Нас упрекали в двуличии. Неправда! Человек не имеет морального права на хамелеонство, но он обязан расти, умнеть, взрослеть и может менять взгляды. Нормальный процесс эволюции! У каждого поколения свои заблуждения, главное, чтобы в людях была готовность исправить допущенные ошибки, сделать правильные выводы из случившегося. В этом смысле наше поколение безупречно. В профессиональном отношении мы были абсолютно беспощадны, жестко, резко критикуя друг друга. Каждый являл собою учителя и ученика в одном лице — Белла, Андрей, Роберт, Булат Говорили прямо в глаза: «Старичок, вот тут ты лажанулся». Все это выслушивалось спокойно, с достоинством и даже благодарностью за дружескую помощь.
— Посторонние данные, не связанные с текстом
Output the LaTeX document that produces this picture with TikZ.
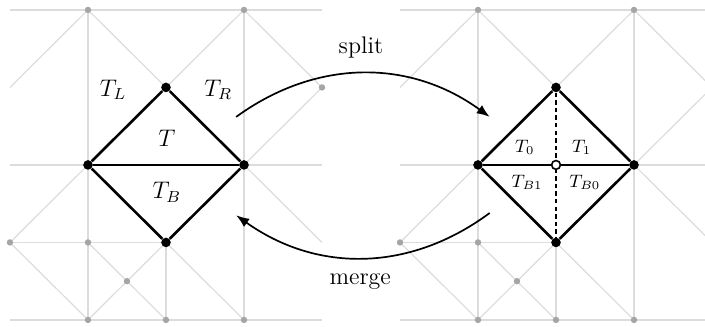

Мы жили без лукавства, по-честному. Да, иногда тучки набегали. Однажды я написал Роберту письмо, где посоветовал выбираться из официально-пафосной струи, в которую он попал. При этом, замечу, Рождественский никогда не совершал подлостей, наоборот — многим помогал. Он обиделся на письмо, переживал, но это не привело к разрыву. Мы продолжали общаться, встречаться, хотя нас пытались поссорить. Разводят ведь не только мужа с женой, но и старых товарищей, забывая, что друг нужен не для того, чтобы говорить приятности. В дружбе не бывает стеклянных подбородков Кстати, Ксюша, младшая дочка Роберта, потом напечатала страничку из моего письма в сборнике, посвященном отцу. Он был потрясающим папой. У меня на детей вечно не хватало времени, а Роберт умел красиво любить, обожал дочек. Чего стоят только его строки:
«Катька, Катышок, Катюха — тоненькие пальчики
Я хочу в твою страну,
человек-два-уха!»
В последних стихах Роберта много исповедального, чистого, пронзительного. Он словно заново что-то открыл в себе и спешил поделиться с другими. О его тяжелой болезни я узнал в числе первых. Маша, моя последняя жена, сказала. Она работала врачом в доме отдыха здесь, в Переделкино, и ее вызвали к Рождественским. Вернулась домой и бросила одну фразу: «Женя, иди к Роберту». Я сразу все понял и побежал. Мы сидели долгими вечерами и разговаривали, разговаривали Ему становилось все хуже, однажды я пришел и, сидя на краешке кровати, прочел стих «Шестидесятники», посвященный Роберту. Он завершается словами:
«Пускай шипят, что мы бездарные, продажные и лицемерные,
но все равно мы легендарные, оплеванные, но бессмертные!»